PRINCIPALS OF LENDING
FOR FINANCIAL INSTITUTIONS
The core
function of commercial banks is lending and borrowing. Their deposits comprise
mainly borrowed money from various customers on various accounts. It is the
duty of banks to be careful while lending their depositors money. For this
purpose banks follow certain rules as per detail given below:-
1. SAFETY: Whatever
money the bank hold is that of their customer who have entrusted the banker
with it only because of the confidence they have in the expert handling of
money by bank. The banker must ensure that his depositor’s money is advance to
safe hands and there is no risk of loss.
2. CHARACTER: A borrower’s character is the indicator of his
intention to repay the advance, since his honesty and integrity is the primary
importance. It is obligatory on the banker to ensure that his
borrower is person of character and enough capacity to pay the borrowed money
including interest thereon. This can be judged with the help of his past
record, his experience in that particular line and lastly the amount of capital
he himself has invested in his business. If the limit is commensurate with the
capital invested in the business and with the preview of this framework, a
banker can presume that his money is safe in the hands of such a customer.
3. CAPACITY: This is the ability of the management to access
how successful a business has been in the past and what the future
possibilities are. A businessman may not have vast financial resources but with
sound management abilities including into a specific business he may make his
business very profitable. On the other hand if a person has not insight into
the particular there is more chance of loss to the banker.

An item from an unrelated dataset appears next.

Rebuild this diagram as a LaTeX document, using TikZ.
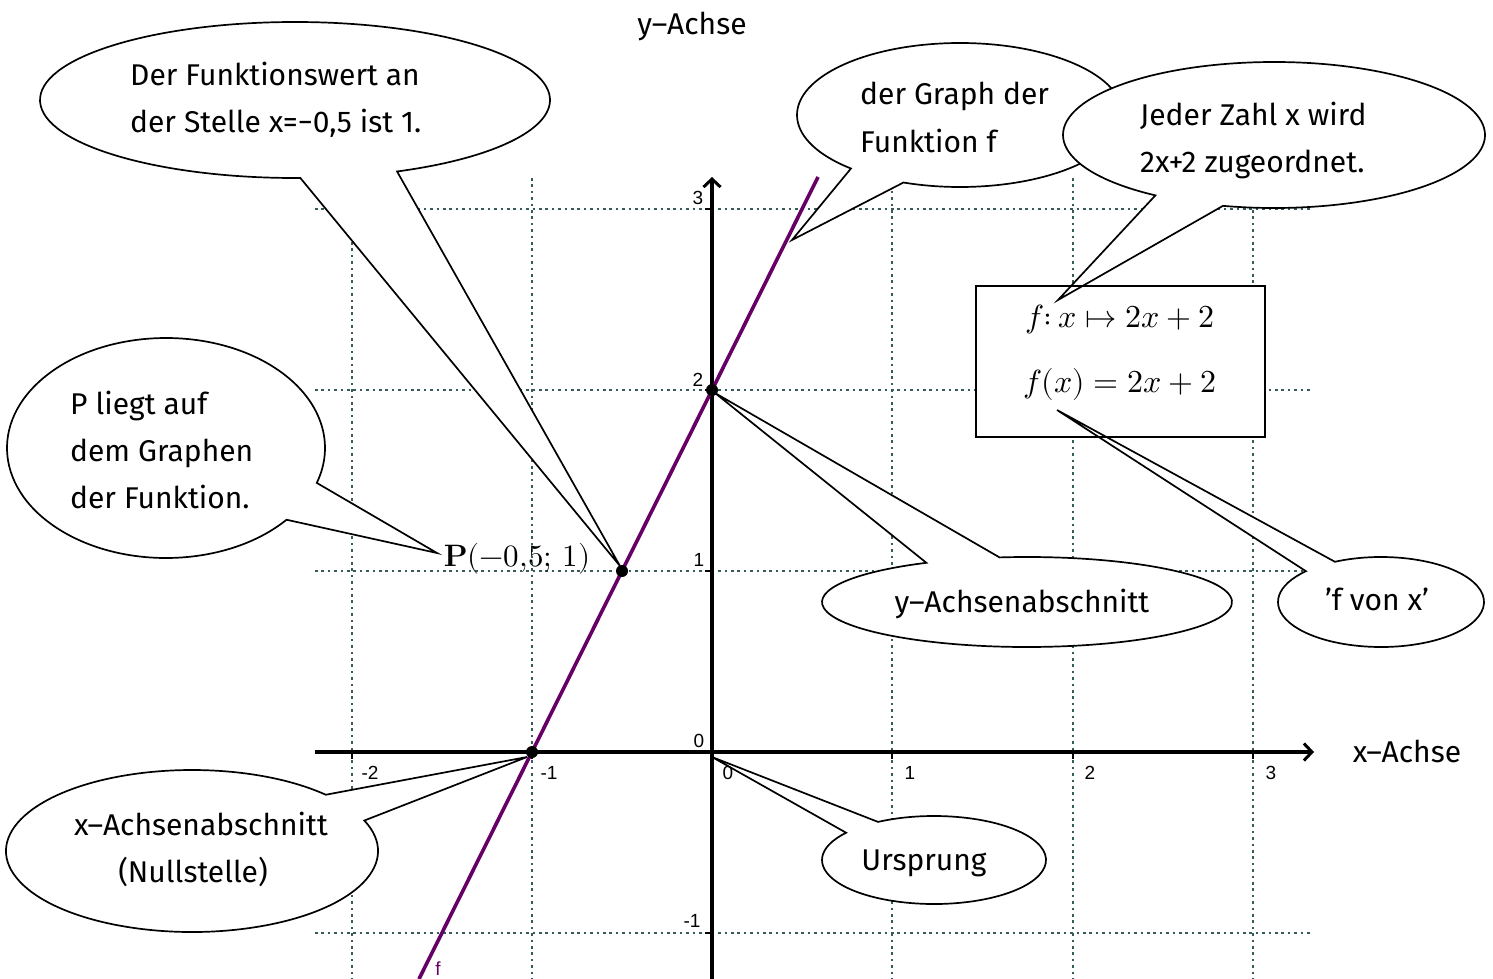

4. CAPITAL: The money invested by the proprietors represents
their faith in the business and its future. The role commercial is to provide
short term capital for consumer and industry. Some time bank becomes partner
with the businessmen.
5. LIQUIDITY: All the money advanced by the banker to customer
is repayable in lump sum on demand. It means that banker can call the money
back at any time. Liquidity means the possibility of recovering the advances in
emergency. Banker must ensure that the money he lending is not blocked for an
undue long time and the borrowers are in such a position as to pay back the
entire amount on short notice. For this purpose it important for the banker to
study his borrower’s assets to liquidity.
6. DISPERSAL: The banker must ensure that his funds are not
invested in specific sectors like textile industry, heavy engineering or
agriculture etc. He must see that from his available funds he advances them to
wide range of sector like commerce, industry, farming, agriculture, small
business, housing projects and various other financial concerns in order of
priorities.
Dispersal of advances is very
necessary from the point of security as well because it reduces the risk of
recovery when something goes wrong in one particular sector or in one field.
7. REMUNERATION: A main source of banker’s income is the
interest charged on the money borrowed by customer. The rate of interest to be
charged for advances depends on the type of security offered to bank and the
duration for which advance is allowed. When the security offered is sound and
easily cashable, the banker may consider charging lower rate of interest. The
banker should prefer a borrower who is willing to offer a higher rate of
interest on a comparatively lesser risk.
8.
SUITABILITY: Suitability means that advance should be allowed
not only to the carefully selected and suitable borrowers but also in keeping
with the overall national development plans chalked out by the authorities
concerned. Before accommodating a borrower the banker should ensure that the
lending is for a purpose in conformity with the current national credit policy
laid down by the central bank of the county.